>> begin
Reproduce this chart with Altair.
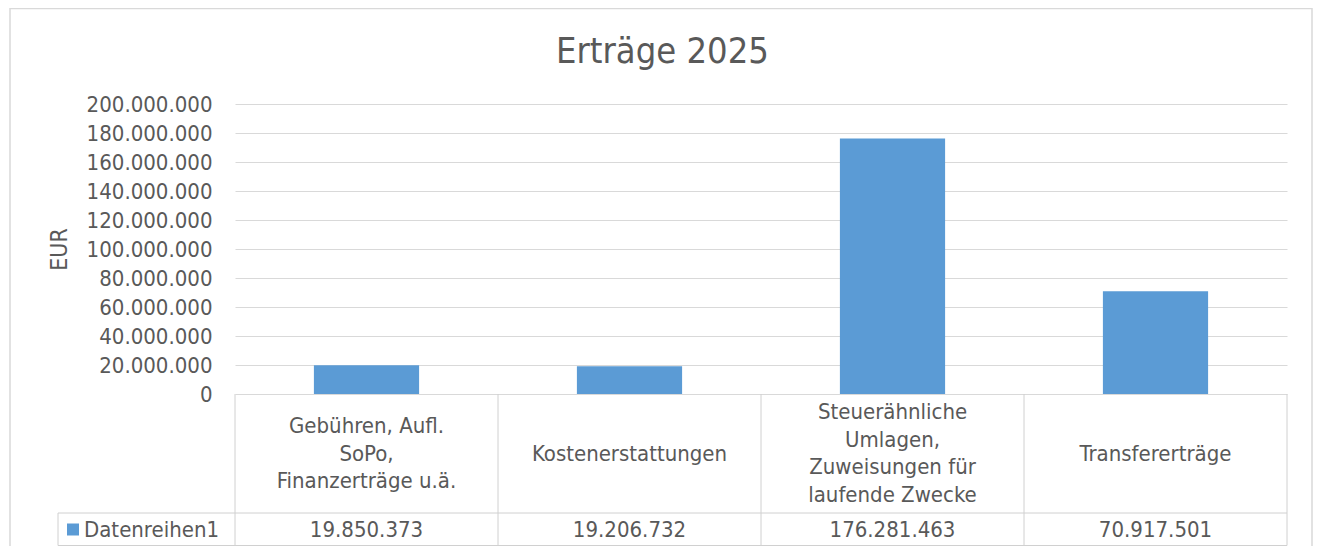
import altair as alt
import pandas as pd

# ---- data ----
categories = [
    "Gebühren, Aufl.\nSoPo,\nFinanzerträge u.ä.",
    "Kostenerstattungen",
    "Steuerähnliche\nUmlagen,\nZuweisungen für\nlaufende Zwecke",
    "Transfererträge",
]
values = [19850373, 19206732, 176281463, 70917501]
series_name = "Datenreihen1"
y_ticks = [0, 20000000, 40000000, 60000000, 80000000, 100000000,
           120000000, 140000000, 160000000, 180000000, 200000000]
chart_title = "Erträge 2025"
y_title = "EUR"

df = pd.DataFrame({"cat": categories, "value": values,
                   "series": [series_name] * len(categories)})
deco_df = pd.DataFrame({"k": [0]})

FONT = "DejaVu Sans Condensed, DejaVu Sans"
TXT = "#595959"
GRID = "#D9D9D9"
TBL = "#D0D0D0"
BAR = "#5B9BD5"

W, H = 1052, 442
BAR_H = 290
ROW_DIV = 409
LEG_X = -177
LINE_H = 27.5
DOT_FMT = "join(split(format(datum.value, ','), ','), '.')"

xscale = alt.Scale(paddingInner=0, paddingOuter=0)
xenc = alt.X("cat:N", sort=categories, scale=xscale, axis=None)

base = alt.Chart(df)
deco = alt.Chart(deco_df)

bars = base.mark_bar(width=alt.RelativeBandSize(0.4)).encode(
    x=xenc,
    y=alt.Y("value:Q",
            scale=alt.Scale(domain=[0, 200000000], range=[BAR_H, 0], nice=False),
            axis=alt.Axis(values=y_ticks, labelExpr=DOT_FMT, labelFont=FONT,
                          labelFontSize=22, labelColor=TXT, labelPadding=23,
                          ticks=False, domain=False, gridColor=GRID, gridWidth=1,
                          title=y_title, titleFont=FONT, titleFontSize=23,
                          titleColor=TXT, titleFontWeight="normal",
                          titleX=-175.5, titleY=145, titleAngle=270,
                          titleAlign="center", titleBaseline="middle")),
    color=alt.Color("series:N",
                    scale=alt.Scale(domain=[series_name], range=[BAR]),
                    legend=alt.Legend(orient="none", legendX=-173, legendY=414.5,
                                      title=None, symbolType="square",
                                      symbolSize=144, symbolStrokeWidth=0,
                                      labelFont=FONT, labelFontSize=22,
                                      labelColor=TXT, labelOffset=0, padding=0)),
)

vrules = base.mark_rule(color=TBL, strokeWidth=1).encode(
    x=alt.X("cat:N", sort=categories, scale=xscale, axis=None, bandPosition=0),
    y=alt.value(BAR_H), y2=alt.value(H - 0.5),
)
right_rule = base.transform_filter(alt.datum.cat == categories[-1]).mark_rule(
    color=TBL, strokeWidth=1).encode(
    x=alt.X("cat:N", sort=categories, scale=xscale, axis=None, bandPosition=1),
    y=alt.value(BAR_H), y2=alt.value(H - 0.5),
)
row_rule = deco.mark_rule(color=TBL, strokeWidth=1).encode(
    x=alt.value(LEG_X), x2=alt.value(W), y=alt.value(ROW_DIV))
bottom_rule = deco.mark_rule(color=TBL, strokeWidth=1).encode(
    x=alt.value(LEG_X), x2=alt.value(W), y=alt.value(H - 0.5))
leg_rule = deco.mark_rule(color=TBL, strokeWidth=1).encode(
    x=alt.value(LEG_X), y=alt.value(ROW_DIV), y2=alt.value(H - 0.5))

cat_text = base.transform_calculate(
    off=f"-(length(split(datum.cat, '\\n')) - 1) * {LINE_H / 2}"
).mark_text(font=FONT, fontSize=22, color=TXT, lineBreak="\n",
            lineHeight=LINE_H, baseline="middle", align="center").encode(
    x=xenc, y=alt.value(349.5), yOffset=alt.YOffset("off:Q", scale=None),
    text="cat:N")

val_text = base.transform_calculate(lbl=DOT_FMT).mark_text(
    font=FONT, fontSize=22, color=TXT, baseline="middle", align="center").encode(
    x=xenc, y=alt.value(426), text="lbl:N")

title = deco.transform_calculate(t=f"'{chart_title}'").mark_text(
    font=FONT, fontSize=36, color=TXT, baseline="alphabetic", align="center").encode(
    x=alt.value(427.5), y=alt.value(-41), text="t:N")

border = deco.mark_rect(filled=False, stroke=GRID, strokeWidth=1.5).encode(
    x=alt.value(-225), x2=alt.value(1077), y=alt.value(-95.5), y2=alt.value(470))

chart = alt.layer(
    border, bars, vrules, right_rule, row_rule, bottom_rule, leg_rule,
    cat_text, val_text, title,
).properties(
    width=W, height=H,
    padding={"left": 227, "top": 96, "right": 26, "bottom": 0},
    autosize=alt.AutoSizeParams(type="none"),
).configure_view(stroke=None)

chart.save("out.html", embed_options={"renderer": "svg", "actions": False})
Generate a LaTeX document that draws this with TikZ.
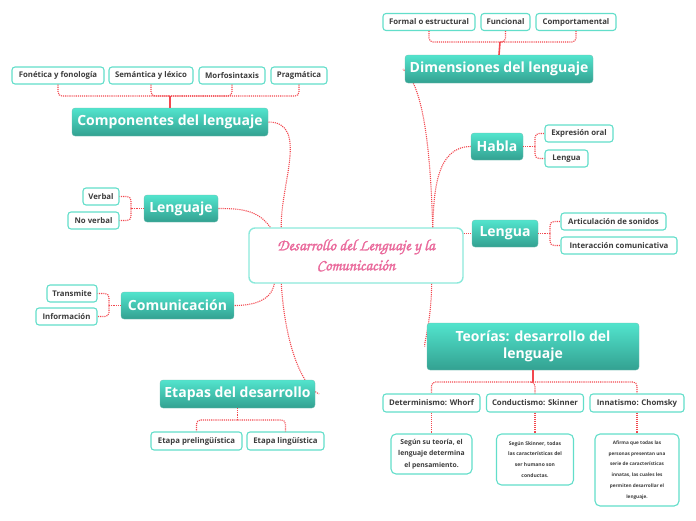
>> end
▶ **PROBLEM TO SOLVE**: The images in the entries above should be left out; please reproduce exactly the lines from the first through the one containing "deco = alt.Chart(deco_df)".

▶ **REPLY TO THE TASK**:
Reproduce this chart with Altair.
import altair as alt
import pandas as pd

# ---- data ----
categories = [
    "Gebühren, Aufl.\nSoPo,\nFinanzerträge u.ä.",
    "Kostenerstattungen",
    "Steuerähnliche\nUmlagen,\nZuweisungen für\nlaufende Zwecke",
    "Transfererträge",
]
values = [19850373, 19206732, 176281463, 70917501]
series_name = "Datenreihen1"
y_ticks = [0, 20000000, 40000000, 60000000, 80000000, 100000000,
           120000000, 140000000, 160000000, 180000000, 200000000]
chart_title = "Erträge 2025"
y_title = "EUR"

df = pd.DataFrame({"cat": categories, "value": values,
                   "series": [series_name] * len(categories)})
deco_df = pd.DataFrame({"k": [0]})

FONT = "DejaVu Sans Condensed, DejaVu Sans"
TXT = "#595959"
GRID = "#D9D9D9"
TBL = "#D0D0D0"
BAR = "#5B9BD5"

W, H = 1052, 442
BAR_H = 290
ROW_DIV = 409
LEG_X = -177
LINE_H = 27.5
DOT_FMT = "join(split(format(datum.value, ','), ','), '.')"

xscale = alt.Scale(paddingInner=0, paddingOuter=0)
xenc = alt.X("cat:N", sort=categories, scale=xscale, axis=None)

base = alt.Chart(df)
deco = alt.Chart(deco_df)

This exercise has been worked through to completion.